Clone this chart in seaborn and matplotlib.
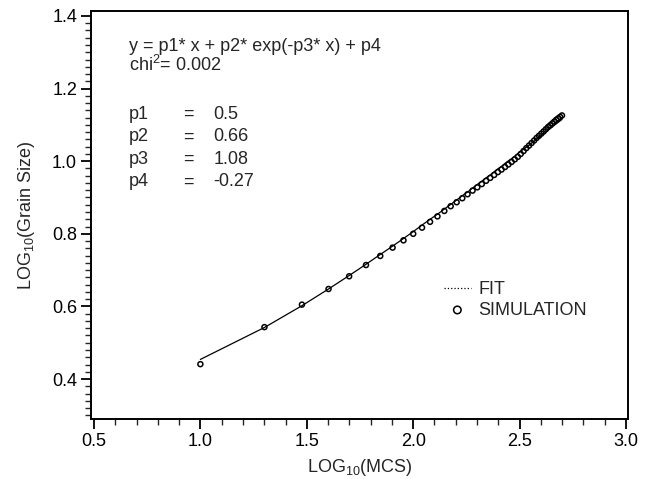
import matplotlib
matplotlib.use("Agg")
import matplotlib.pyplot as plt
from matplotlib.ticker import MultipleLocator, FormatStrFormatter
import seaborn as sns
import numpy as np
import pandas as pd

# Monte Carlo steps of the simulation snapshots
mcs = [10, 20, 30, 40, 50, 60, 70, 80, 90, 100,
       110, 120, 130, 140, 150, 160, 170, 180, 190, 200,
       210, 220, 230, 240, 250, 260, 270, 280, 290, 300,
       310, 320, 330, 340, 350, 360, 370, 380, 390, 400,
       410, 420, 430, 440, 450, 460, 470, 480, 490, 500]

# log10(grain size)
sim_grain = [0.441, 0.543, 0.605, 0.648, 0.683, 0.714, 0.739, 0.762, 0.782, 0.800,
             0.817, 0.833, 0.848, 0.863, 0.876, 0.887, 0.898, 0.909, 0.919, 0.928,
             0.937, 0.946, 0.954, 0.962, 0.970, 0.977, 0.984, 0.991, 0.998, 1.005,
             1.012, 1.020, 1.028, 1.036, 1.043, 1.050, 1.057, 1.064, 1.070, 1.076,
             1.082, 1.088, 1.094, 1.099, 1.104, 1.109, 1.114, 1.118, 1.122, 1.126]

# fitted curve, read at the same steps
fit_grain = [0.454, 0.542, 0.602, 0.648, 0.685, 0.716, 0.743, 0.766, 0.787, 0.806,
             0.824, 0.840, 0.854, 0.868, 0.881, 0.893, 0.905, 0.915, 0.926, 0.936,
             0.945, 0.954, 0.962, 0.971, 0.979, 0.986, 0.994, 1.001, 1.007, 1.014,
             1.021, 1.027, 1.033, 1.039, 1.044, 1.050, 1.055, 1.061, 1.066, 1.071,
             1.076, 1.080, 1.085, 1.090, 1.094, 1.099, 1.103, 1.107, 1.111, 1.115]

param_names = ["p1", "p2", "p3", "p4"]
param_values = ["0.5", "0.66", "1.08", "-0.27"]

df = pd.DataFrame({"logmcs": np.log10(mcs), "sim": sim_grain, "fit": fit_grain})

sns.set_style("ticks")
plt.rcParams["font.family"] = ["Liberation Sans", "DejaVu Sans"]
plt.rcParams["mathtext.default"] = "regular"

fig = plt.figure(figsize=(6.48, 4.79), dpi=100)
ax = fig.add_axes([0.1404, 0.1253, 0.829, 0.852])

sns.lineplot(data=df, x="logmcs", y="fit", ax=ax, color="black", linewidth=0.9,
             label="FIT")
sns.scatterplot(data=df, x="logmcs", y="sim", ax=ax, marker="o", s=13,
                facecolor="none", edgecolor="black", linewidth=1.1,
                label="SIMULATION", zorder=3)

ax.set_xlim(0.486, 3.01)
ax.set_ylim(0.29, 1.414)
ax.xaxis.set_major_locator(MultipleLocator(0.5))
ax.xaxis.set_minor_locator(MultipleLocator(0.1))
ax.yaxis.set_major_locator(MultipleLocator(0.2))
ax.yaxis.set_minor_locator(MultipleLocator(0.02))
ax.xaxis.set_major_formatter(FormatStrFormatter("%.1f"))
ax.yaxis.set_major_formatter(FormatStrFormatter("%.1f"))
ax.tick_params(which="major", direction="out", length=7, width=1.3, labelsize=13,
               colors="black", pad=3)
ax.tick_params(which="minor", direction="out", length=4, width=1.0)
ax.tick_params(top=False, right=False)
for s in ax.spines.values():
    s.set_linewidth(1.4)
    s.set_color("black")

ax.set_xlabel("LOG$_{10}$(MCS)", fontsize=13, labelpad=5)
ax.set_ylabel("LOG$_{10}$(Grain Size)", fontsize=13, labelpad=11)

# fit parameters
fs = 13
ax.text(0.071, 0.913, "y = p1* x + p2* exp(-p3* x) + p4", transform=ax.transAxes,
        fontsize=fs, va="center", ha="left")
ax.text(0.071, 0.867, "chi$^2$= 0.002", transform=ax.transAxes,
        fontsize=fs, va="center", ha="left")
for i, (name, val) in enumerate(zip(param_names, param_values)):
    yy = 0.746 - i * 0.055
    ax.text(0.071, yy, name, transform=ax.transAxes, fontsize=fs, va="center")
    ax.text(0.172, yy, "=", transform=ax.transAxes, fontsize=fs, va="center")
    ax.text(0.228, yy, val, transform=ax.transAxes, fontsize=fs, va="center")

leg = ax.legend(loc="upper left", bbox_to_anchor=(0.64, 0.36), frameon=False,
                fontsize=13, handlelength=1.5, handletextpad=0.4,
                labelspacing=0.2, borderpad=0, markerscale=1.5)
leg.legend_handles[0].set_linestyle(":")
leg.legend_handles[0].set_linewidth(0.9)

fig.savefig("out.png", dpi=100)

= Required task =
Restate the material word for word from its first line through the line containing "import pandas as pd", both included; the pictures do not belong in it.

= Exercise solution =
Clone this chart in seaborn and matplotlib.
import matplotlib
matplotlib.use("Agg")
import matplotlib.pyplot as plt
from matplotlib.ticker import MultipleLocator, FormatStrFormatter
import seaborn as sns
import numpy as np
import pandas as pd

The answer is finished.